Reconocer y constatar las desfavorables secuencias que tanto para la sociedad como para el Ejército se han derivado de ese caminar desavenido es un primer paso indispensable y honrado para su remedio. El bien común nacional, en la libertad auténtica, se nutre prioritariamente de la confianza y comprensión mutuas entre el Estado y sus instituciones básicas.
En un Estado, como el español actual, que se proclama «de las autonomías» y cuando tanto se propugna la delegación de funciones y responsabilidades, me parece incuestionable que las Fuerzas Armadas merecen -por razones diferenciales que en nada quedan por bajo de las geográfico/ históricas de siempre impreciso límite- se les reconozca una autonomía que ahora no tienen, se les conceda una plataforma de opinión. y se creen o remocen los órganos representativos que deban encarnar/ interpretar la recta identidad institucional.
Cuando estamos atravesando un período legislativo tan importante para el futuro del país, el que todos, civiles y militares, nos esforcemos en abrir y legitimar un diálogo sincero y leal nunca instituido entre Estado y Ejércitos me parece de capital interés. Sin embargo, tal necesidad parecía totalmente ignorada por la mayoría de los hombres públicos y los mass media, y por eso me ha alegrado muy sinceramente el leer en un reciente artículo periodístico colectivo (presumo que civil): « ... nos inclinamos a pensar que la reforma del Ejército tiene que salir del propio Ejército, de sus mandos superiores».

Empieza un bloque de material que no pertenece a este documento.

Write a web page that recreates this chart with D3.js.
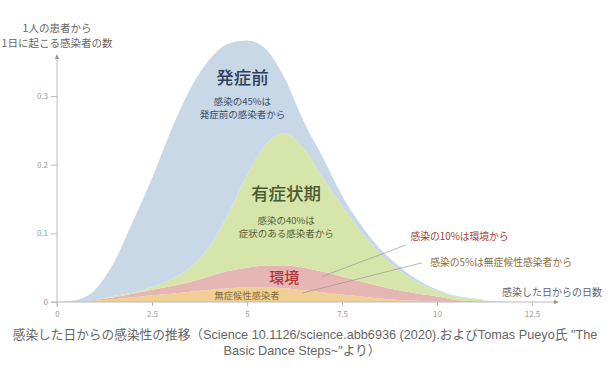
<!DOCTYPE html>
<html lang="ja">
<meta charset="utf-8">
<head>
	<title>感染性の推移</title>
</head>

<style type="text/css">
	body { margin: 0; background: white; }
	svg text { font-family: "Noto Sans CJK JP", "Noto Sans", sans-serif; }
	.tick text { fill: #999; font-size: 8px; }
	.tick line { stroke: #bbb; stroke-width: 1; }
	.axisLine { stroke: #bbb; stroke-width: 1; fill: none; }
	.axisTitle { fill: #666; font-size: 10.5px; }
	.leader { stroke: #999; stroke-width: 0.7; }
	svg text.caption { fill: #666; font-size: 12.7px; font-family: "Liberation Sans", "Noto Sans CJK JP", sans-serif; }
</style>

<script src="https://d3js.org/d3.v7.min.js"></script>

<body>
	<script type="text/javascript">

		// days since infection
		var days = [0, 0.5, 1, 1.5, 2, 2.5, 3, 3.5, 4, 4.5, 5, 5.5, 6, 6.5, 7, 7.5, 8, 8.5, 9, 9.5, 10, 10.5, 11, 11.5, 12];

		// layer values (stacked bottom to top)
		var asymptomatic  = [0, 0.001, 0.002, 0.004, 0.007, 0.010, 0.012, 0.015, 0.018, 0.020, 0.021, 0.021, 0.020, 0.017, 0.014, 0.011, 0.008, 0.005, 0.003, 0.002, 0.001, 0, 0, 0, 0];
		var environment   = [0, 0, 0.001, 0.003, 0.005, 0.008, 0.011, 0.014, 0.019, 0.025, 0.029, 0.032, 0.033, 0.033, 0.030, 0.026, 0.022, 0.018, 0.014, 0.010, 0.007, 0.003, 0.001, 0, 0];
		var symptomatic   = [0, 0, 0, 0.002, 0.002, 0.004, 0.010, 0.021, 0.043, 0.083, 0.135, 0.177, 0.193, 0.172, 0.136, 0.103, 0.072, 0.047, 0.029, 0.016, 0.008, 0.005, 0.003, 0.001, 0];
		var presymptomatic = [0, 0.002, 0.015, 0.049, 0.104, 0.158, 0.217, 0.260, 0.272, 0.248, 0.196, 0.138, 0.079, 0.040, 0.030, 0.015, 0.010, 0.008, 0.006, 0.004, 0.002, 0.001, 0.001, 0, 0];

		var xTicks = [0, 2.5, 5, 7.5, 10, 12.5];
		var yTicks = [0, 0.1, 0.2, 0.3];

		var keys = ["asymptomatic", "environment", "symptomatic", "presymptomatic"];
		var colours = {
			asymptomatic: "rgb(240,208,150)",
			environment: "rgb(229,182,180)",
			symptomatic: "rgb(214,229,169)",
			presymptomatic: "rgb(201,216,231)"
		};

		var width = 615,
			height = 370;

		var table = days.map(function(d, i) {
			return {
				day: d,
				asymptomatic: asymptomatic[i],
				environment: environment[i],
				symptomatic: symptomatic[i],
				presymptomatic: presymptomatic[i]
			};
		});

		var svg = d3.select("body")
					.append("svg")
					.attr("width", width)
					.attr("height", height);

		var x = d3.scaleLinear().domain([0, 12.5]).range([57, 532]);
		var y = d3.scaleLinear().domain([0, 0.3]).range([302, 96]);

		var series = d3.stack().keys(keys)(table);

		var area = d3.area()
					 .x(function(d) { return x(d.data.day); })
					 .y0(function(d) { return y(d[0]); })
					 .y1(function(d) { return y(d[1]); })
					 .curve(d3.curveMonotoneX);

		svg.selectAll(".layer")
		   .data(series)
		   .enter()
		   .append("path")
		   .attr("class", "layer")
		   .attr("fill", function(d) { return colours[d.key]; })
		   .attr("d", area);

		// axes
		var xAxis = svg.append("g")
					   .attr("transform", "translate(0," + y(0) + ")")
					   .call(d3.axisBottom(x).tickValues(xTicks).tickSize(4).tickPadding(5)
					   		.tickFormat(function(d) { return d; }));
		xAxis.select(".domain").remove();

		var yAxis = svg.append("g")
					   .attr("transform", "translate(" + x(0) + ",0)")
					   .call(d3.axisLeft(y).tickValues(yTicks).tickSize(6).tickPadding(3)
					   		.tickFormat(function(d) { return d; }));
		yAxis.select(".domain").remove();

		svg.append("line")
		   .attr("class", "axisLine")
		   .attr("x1", x(0) - 6).attr("x2", 556)
		   .attr("y1", y(0)).attr("y2", y(0));

		svg.append("line")
		   .attr("class", "axisLine")
		   .attr("x1", x(0)).attr("x2", x(0))
		   .attr("y1", y(0) + 5).attr("y2", 57);

		// arrow heads
		svg.append("path")
		   .attr("fill", "#999")
		   .attr("d", "M" + 559 + "," + y(0) + "l-5,-2.2l0,4.4z");
		svg.append("path")
		   .attr("fill", "#999")
		   .attr("d", "M" + x(0) + ",54l-2.2,5l4.4,0z");

		// axis titles
		svg.append("text")
		   .attr("class", "axisTitle")
		   .attr("text-anchor", "middle")
		   .attr("x", x(0))
		   .attr("y", 32)
		   .text("1人の患者から");

		svg.append("text")
		   .attr("class", "axisTitle")
		   .attr("text-anchor", "middle")
		   .attr("x", x(0))
		   .attr("y", 47)
		   .text("1日に起こる感染者の数");

		svg.append("text")
		   .attr("class", "axisTitle")
		   .attr("x", 502)
		   .attr("y", 296)
		   .style("font-size", "10px")
		   .text("感染した日からの日数");

		// area labels
		function label(text, xv, yv, size, colour, weight) {
			svg.append("text")
			   .attr("text-anchor", "middle")
			   .attr("x", x(xv))
			   .attr("y", y(yv))
			   .style("font-size", size + "px")
			   .style("font-weight", weight || 400)
			   .attr("fill", colour)
			   .text(text);
		}

		label("発症前", 4.88, 0.318, 17.5, "#2f3d5c", 500);
		label("感染の45%は", 4.88, 0.287, 9.5, "#3d4a66");
		label("発症前の感染者から", 4.88, 0.268, 9.5, "#3d4a66");

		label("有症状期", 6.03, 0.148, 17.5, "#4b5a30", 500);
		label("感染の40%は", 6.03, 0.114, 9.5, "#55603a");
		label("症状のある感染者から", 6.03, 0.094, 9.5, "#55603a");

		label("環境", 5.98, 0.028, 15, "#b03838", 500);
		label("無症候性感染者", 5.0, 0.005, 9.3, "#8b6a33");

		// leader lines
		svg.append("line")
		   .attr("class", "leader")
		   .attr("x1", x(6.97)).attr("y1", y(0.037))
		   .attr("x2", x(9.18)).attr("y2", y(0.083));
		svg.append("line")
		   .attr("class", "leader")
		   .attr("x1", x(6.45)).attr("y1", y(0.013))
		   .attr("x2", x(9.6)).attr("y2", y(0.057));

		svg.append("text")
		   .attr("x", x(9.3))
		   .attr("y", y(0.09))
		   .style("font-size", "9.8px")
		   .attr("fill", "#a3403d")
		   .text("感染の10%は環境から");

		svg.append("text")
		   .attr("x", x(9.82))
		   .attr("y", y(0.052))
		   .style("font-size", "9.8px")
		   .attr("fill", "#8d6b3c")
		   .text("感染の5%は無症候性感染者から");

		// caption, wrapped over two lines
		var caption = svg.append("text")
						 .attr("class", "caption")
						 .attr("text-anchor", "middle");

		caption.append("tspan")
			   .attr("x", 305)
			   .attr("y", 339)
			   .text("感染した日からの感染性の推移（Science 10.1126/science.abb6936 (2020).およびTomas Pueyo氏 \"The");

		caption.append("tspan")
			   .attr("x", 302)
			   .attr("dy", 16)
			   .text("Basic Dance Steps~\"より）");

	</script>
</body>
</html>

Pues que, según afirman los sociólogos, la condición más importante para asegurar la continuidad de un grupo es la conservación de su sistema central de significaciones/valores, toda reforma castrense debe dar prioridad a mantener (o restablecer si preciso fuera) la dignidad del concepto «soldado», preservar ese anacronismo que es el ethos militar y constituye la esencia y el orgullo de nuestra vocación. Tarea y responsabilidad que, por lógica evidente, compete a los profesionales con mucho mayor título que a los políticos o a los hombres de la información.
He propugnado en diferentes ocasiones, como solución tan simple cual eficaz, la de potenciar y hacer fructífera la actual virtualidad de los Consejos Superiores de los Ejércitos (incluso formar uno nuevo, integrador de los tres) como órgano colectivo extraordinariamente idóneo para aquella finalidad; órgano al que ninguna crítica democrática podría poner tacha en cuanto reúne las condiciones de pluralidad, representatividad y colegialidad; órgano que sería el interlocutor válido con las comisiones de defensa del legislativo, al cual aportaría una competencia profesional impar; órgano que sería la voz más cualificada de las Fuerzas Armadas ante la opinión pública en cuanto a su identidad institucional se refiere.

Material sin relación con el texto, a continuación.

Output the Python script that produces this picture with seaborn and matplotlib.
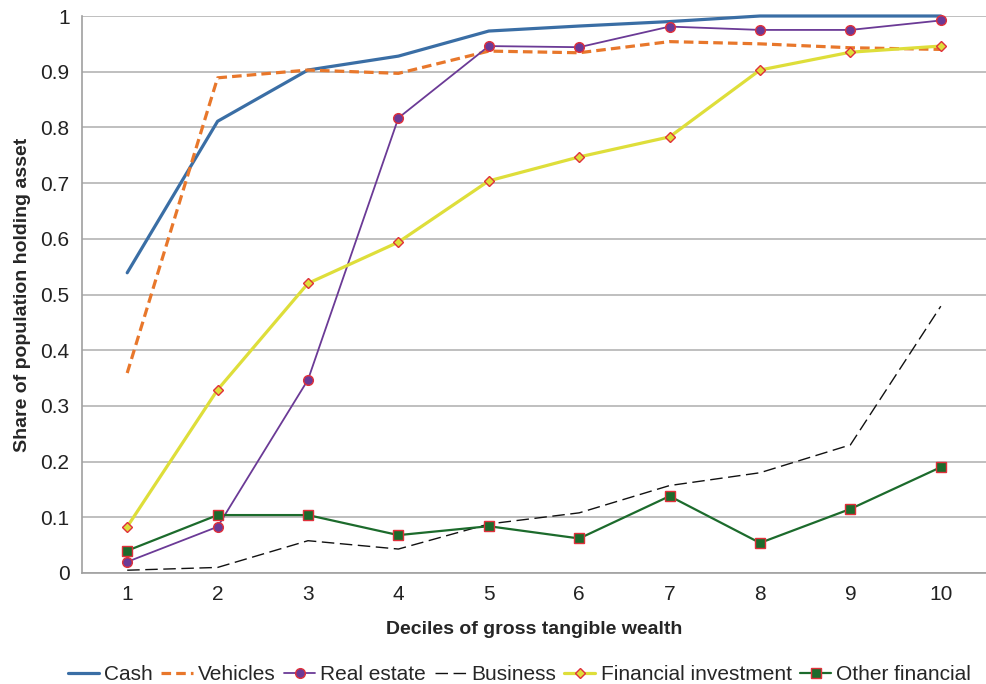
import pandas as pd
import matplotlib.pyplot as plt
import seaborn as sns

# Share of population holding each asset, by decile of gross tangible wealth
deciles = [1, 2, 3, 4, 5, 6, 7, 8, 9, 10]
cash = [0.539, 0.811, 0.903, 0.928, 0.973, 0.982, 0.990, 1.0, 1.0, 1.0]
vehicles = [0.359, 0.889, 0.903, 0.897, 0.937, 0.934, 0.954, 0.950, 0.943, 0.940]
real_estate = [0.020, 0.083, 0.347, 0.817, 0.946, 0.944, 0.981, 0.975, 0.975, 0.992]
business = [0.005, 0.010, 0.058, 0.043, 0.088, 0.108, 0.157, 0.180, 0.230, 0.479]
fin_invest = [0.083, 0.329, 0.520, 0.594, 0.704, 0.747, 0.783, 0.903, 0.935, 0.946]
other_fin = [0.040, 0.104, 0.104, 0.068, 0.084, 0.062, 0.138, 0.054, 0.115, 0.190]

df = pd.DataFrame({
    'Decile': deciles,
    'Cash': cash,
    'Vehicles': vehicles,
    'Real estate': real_estate,
    'Business': business,
    'Financial investment': fin_invest,
    'Other financial': other_fin,
})

sns.set_style("white")
plt.rcParams['font.family'] = ['Liberation Sans', 'DejaVu Sans']

fig = plt.figure(figsize=(9.86, 6.84), dpi=100)
ax = fig.add_axes([82 / 986, 111 / 684, 904 / 986, 557 / 684])

styles = {
    'Cash': dict(color='#3A6EA5', linewidth=2.3),
    'Vehicles': dict(color='#E8772B', linewidth=2.3, dashes=(3, 1.6)),
    'Real estate': dict(color='#6B3A96', linewidth=1.3, marker='o', markersize=7,
                        markerfacecolor='#6B3A96', markeredgecolor='#E0303A', markeredgewidth=1.0),
    'Business': dict(color='#111111', linewidth=1.0, dashes=(9, 4)),
    'Financial investment': dict(color='#DEDE3A', linewidth=2.3, marker='D', markersize=5,
                                 markerfacecolor='#DEDE3A', markeredgecolor='#E0303A', markeredgewidth=1.0),
    'Other financial': dict(color='#1C6B2C', linewidth=1.6, marker='s', markersize=7,
                            markerfacecolor='#1C6B2C', markeredgecolor='#E0303A', markeredgewidth=1.0),
}

for name, kw in styles.items():
    sns.lineplot(data=df, x='Decile', y=name, ax=ax, label=name, clip_on=False, **kw)

ax.set_xlim(0.5, 10.46)
ax.set_ylim(0, 1)
ax.set_xticks(deciles)
ax.set_xticks([d + 0.5 for d in [0] + deciles], minor=True)
ax.set_yticks([0, 0.1, 0.2, 0.3, 0.4, 0.5, 0.6, 0.7, 0.8, 0.9, 1.0])
ax.set_yticklabels(['0', '0.1', '0.2', '0.3', '0.4', '0.5', '0.6', '0.7', '0.8', '0.9', '1'])
ax.tick_params(axis='x', which='major', length=0, labelsize=15, pad=9, colors='#222222')
ax.tick_params(axis='x', which='minor', length=5, color='#A0A0A0', width=1)
ax.tick_params(axis='y', which='major', length=5, labelsize=15, pad=4, colors='#222222')
ax.tick_params(axis='y', which='major', color='#A0A0A0')
ax.grid(axis='y', color='#B4B4B4', linewidth=1.2)
ax.set_axisbelow(True)
for s in ['top', 'right']:
    ax.spines[s].set_visible(False)
for s in ['left', 'bottom']:
    ax.spines[s].set_color('#A0A0A0')
    ax.spines[s].set_linewidth(1.2)

ax.set_xlabel("Deciles of gross tangible wealth", fontsize=14, fontweight='bold', labelpad=12)
ax.set_ylabel("Share of population holding asset", fontsize=14, fontweight='bold', labelpad=7)

handles, labels = ax.get_legend_handles_labels()
ax.get_legend().remove()
fig.legend(handles, labels, loc='lower center', bbox_to_anchor=(0.527, -0.028), ncol=6,
           frameon=False, fontsize=15, handlelength=1.5, columnspacing=0.4, handletextpad=0.25)

plt.savefig('out.png', dpi=100)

Todavía es tiempo, aunque urge, de que civiles y militares de noble intención y libres de prejuicios pongan mano a la mancera y roturen conjuntamente, con ilusión, lo que de otro modo podría ser el yermo en que conviviesen sin amor Estado e Institución. Porque un proyecto de convivencia que pretendiese sustituir la debida armonía por «la arrogancia del poder» (*) y la virtud de la disciplina por la mera coacción impuesta, sería un imperdonable error político, ya que desconocería totalmente la psicología social del militar al atacar de raíz aquella lealtad inexcusable que los mandos militares debemos a nuestros inferiores en sus horas difíciles.

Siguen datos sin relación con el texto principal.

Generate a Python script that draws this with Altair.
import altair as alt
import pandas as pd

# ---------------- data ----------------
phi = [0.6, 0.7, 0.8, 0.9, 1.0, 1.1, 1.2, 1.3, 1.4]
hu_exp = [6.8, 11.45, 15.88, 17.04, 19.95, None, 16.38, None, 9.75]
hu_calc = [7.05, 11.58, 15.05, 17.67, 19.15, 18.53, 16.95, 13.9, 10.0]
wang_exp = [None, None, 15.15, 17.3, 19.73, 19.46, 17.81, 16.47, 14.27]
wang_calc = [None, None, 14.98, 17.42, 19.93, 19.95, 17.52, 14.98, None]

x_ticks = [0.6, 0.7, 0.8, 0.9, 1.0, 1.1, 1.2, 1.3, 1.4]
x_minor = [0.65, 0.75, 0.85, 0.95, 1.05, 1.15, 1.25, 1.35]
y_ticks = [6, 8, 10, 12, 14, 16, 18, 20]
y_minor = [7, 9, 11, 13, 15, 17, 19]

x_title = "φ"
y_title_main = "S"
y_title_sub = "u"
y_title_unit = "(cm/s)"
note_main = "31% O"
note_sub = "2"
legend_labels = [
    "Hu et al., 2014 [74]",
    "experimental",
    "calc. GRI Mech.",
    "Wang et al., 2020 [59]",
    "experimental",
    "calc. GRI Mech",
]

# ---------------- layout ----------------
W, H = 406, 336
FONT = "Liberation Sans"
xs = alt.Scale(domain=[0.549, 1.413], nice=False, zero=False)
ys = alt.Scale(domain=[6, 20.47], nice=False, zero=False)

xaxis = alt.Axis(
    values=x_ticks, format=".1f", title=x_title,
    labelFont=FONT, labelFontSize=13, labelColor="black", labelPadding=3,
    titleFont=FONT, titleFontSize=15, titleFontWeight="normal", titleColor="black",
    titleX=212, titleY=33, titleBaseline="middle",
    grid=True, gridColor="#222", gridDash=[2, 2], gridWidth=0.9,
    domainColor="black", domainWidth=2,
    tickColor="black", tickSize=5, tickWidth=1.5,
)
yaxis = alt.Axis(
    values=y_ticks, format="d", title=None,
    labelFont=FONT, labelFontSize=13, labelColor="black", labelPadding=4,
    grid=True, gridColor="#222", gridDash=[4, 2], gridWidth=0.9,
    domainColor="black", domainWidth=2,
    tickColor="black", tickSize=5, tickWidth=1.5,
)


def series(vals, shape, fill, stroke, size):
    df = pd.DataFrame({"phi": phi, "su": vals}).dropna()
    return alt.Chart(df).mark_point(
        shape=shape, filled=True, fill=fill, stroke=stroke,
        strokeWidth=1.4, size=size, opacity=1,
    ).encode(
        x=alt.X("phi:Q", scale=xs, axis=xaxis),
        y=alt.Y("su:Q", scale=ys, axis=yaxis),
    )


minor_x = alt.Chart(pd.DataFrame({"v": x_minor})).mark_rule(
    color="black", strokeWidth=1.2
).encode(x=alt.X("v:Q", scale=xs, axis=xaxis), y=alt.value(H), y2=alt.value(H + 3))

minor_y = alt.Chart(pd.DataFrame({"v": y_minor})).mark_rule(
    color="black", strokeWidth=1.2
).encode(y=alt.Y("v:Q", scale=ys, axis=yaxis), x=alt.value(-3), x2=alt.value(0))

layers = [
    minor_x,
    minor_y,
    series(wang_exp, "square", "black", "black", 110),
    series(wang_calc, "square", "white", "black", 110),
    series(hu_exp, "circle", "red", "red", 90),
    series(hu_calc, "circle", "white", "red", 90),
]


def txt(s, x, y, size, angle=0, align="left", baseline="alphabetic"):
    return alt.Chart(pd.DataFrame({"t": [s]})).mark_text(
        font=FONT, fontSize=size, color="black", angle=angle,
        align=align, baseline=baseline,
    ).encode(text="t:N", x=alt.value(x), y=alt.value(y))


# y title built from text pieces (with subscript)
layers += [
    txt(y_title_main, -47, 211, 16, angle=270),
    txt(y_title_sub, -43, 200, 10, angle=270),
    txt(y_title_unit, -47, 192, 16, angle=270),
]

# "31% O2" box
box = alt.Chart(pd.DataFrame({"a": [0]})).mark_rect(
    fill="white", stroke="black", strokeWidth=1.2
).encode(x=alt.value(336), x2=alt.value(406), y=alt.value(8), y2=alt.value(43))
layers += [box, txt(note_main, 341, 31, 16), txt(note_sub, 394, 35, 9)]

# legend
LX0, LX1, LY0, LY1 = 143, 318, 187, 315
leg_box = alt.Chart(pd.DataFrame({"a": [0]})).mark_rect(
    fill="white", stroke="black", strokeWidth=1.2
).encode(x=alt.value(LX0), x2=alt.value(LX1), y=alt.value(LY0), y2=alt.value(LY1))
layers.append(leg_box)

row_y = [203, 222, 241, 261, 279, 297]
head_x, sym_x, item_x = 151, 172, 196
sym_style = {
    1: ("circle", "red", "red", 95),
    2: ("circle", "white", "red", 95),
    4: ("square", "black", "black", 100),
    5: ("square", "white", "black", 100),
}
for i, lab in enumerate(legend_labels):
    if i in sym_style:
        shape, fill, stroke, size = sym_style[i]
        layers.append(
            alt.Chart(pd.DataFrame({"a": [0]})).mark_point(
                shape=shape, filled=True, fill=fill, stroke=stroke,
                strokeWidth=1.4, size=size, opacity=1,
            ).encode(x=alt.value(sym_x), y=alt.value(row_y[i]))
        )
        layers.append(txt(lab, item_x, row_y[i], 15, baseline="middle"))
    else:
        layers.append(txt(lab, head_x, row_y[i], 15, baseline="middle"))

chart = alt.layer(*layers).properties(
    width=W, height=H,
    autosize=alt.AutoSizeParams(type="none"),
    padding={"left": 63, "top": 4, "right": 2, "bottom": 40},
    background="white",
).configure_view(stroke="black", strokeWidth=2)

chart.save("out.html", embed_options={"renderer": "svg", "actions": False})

Y como más vale errar creyendo procede -según las enseñanzas de san Pablo- instar una vez más a que esa solidaria responsabilidad por el futuro de la patria que a todos nos compete sea impulsada a feliz término mediante un profundo respeto al «propio don» que cada uno recibimos y que es, en nuestro caso, la vocación común de miembros de la institución militar.